Tesla CEO Elon Musk shared on Twitter this weekend that Tesla Gigafactory 1 will be powered 100% by Tesla Solar by the end of 2019. The confirmation came as he worked to silence claims that the emissions footprint for building an electric vehicle are higher than those for building an internal combustion vehicle.
That said, the emissions footprint of building a fully electric vehicle has historically been higher than that of building an internal combustion engine (ICE) vehicle, because they utilize a lot of batteries.
A 2015 analysis by the Union of Concerned Scientists found that the manufacturing emissions from an 84 mile range fully electric vehicle came in at 8 tons, worse than the 7 tons of emissions from manufacturing a comparable ICE vehicle.
If we drill down to just Tesla’s vehicles, which is presumably what Elon was referring to when he tweeted, the vision for a much lower manufacturing footprint for electric vehicles becomes clear. Tesla took the hardline with its Gigafactory very early on, boldly proclaiming that it would not even run any natural gas to the facility, so as not to be tempted by it.
That is a magnificent first step that sets an important standard for the company and for others around the world. The forced move to electrify everything in its factory echoes its stance on transportation. Cleaning up the world’s transportation emissions has to start with electrifying all modes of transport. This tenet holds equally true on the residential front, as cities, states, and nations across the world push to add solar, improve energy efficiency, and hopefully electrify everything.

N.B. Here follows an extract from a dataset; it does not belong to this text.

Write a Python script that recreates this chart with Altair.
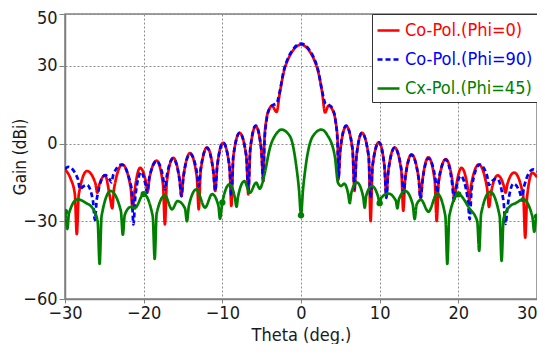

Taking a moment for an aside, the idealist approach that Tesla took at its Gigafactory encouraged me to take a similar approach to rebuilding our home in Southern California after wildfires flattened our lot. I don’t rebuild my home often, but when I do, I do it without natural gas … and you can do the same. Taking the opportunity to install components that run off of electricity instead of natural gas eliminates the need for local emissions, not to mention the combustion emissions that natural gas stoves and ovens push directly into our homes, contributing to poor indoor air quality. I’ll get off of my soapbox now…
Tesla’s Gigafactory 1 in Nevada was planned from the start to be a fully self-sustaining facility, with a combination of rooftop solar, nearby wind turbines, and, of course, Tesla Powerpacks for energy storage. Elon’s confirmation that the plan to install solar on the Gigafactory is scheduled for completion by the end of 2019 is an exciting step in driving down Tesla’s manufacturing-related emissions by a significant amount.
As with many of the ideals that Tesla strives for, the 15-year-old company is yet again working to set the bar for low-emission manufacturing. As with every iteration of its processes, expect Tesla to install solar on its Gigafactory 2 in Buffalo, New York as well as its Shanghai Gigafactory, which is expected to be constructed over the next 2 years just outside of Shanghai, China.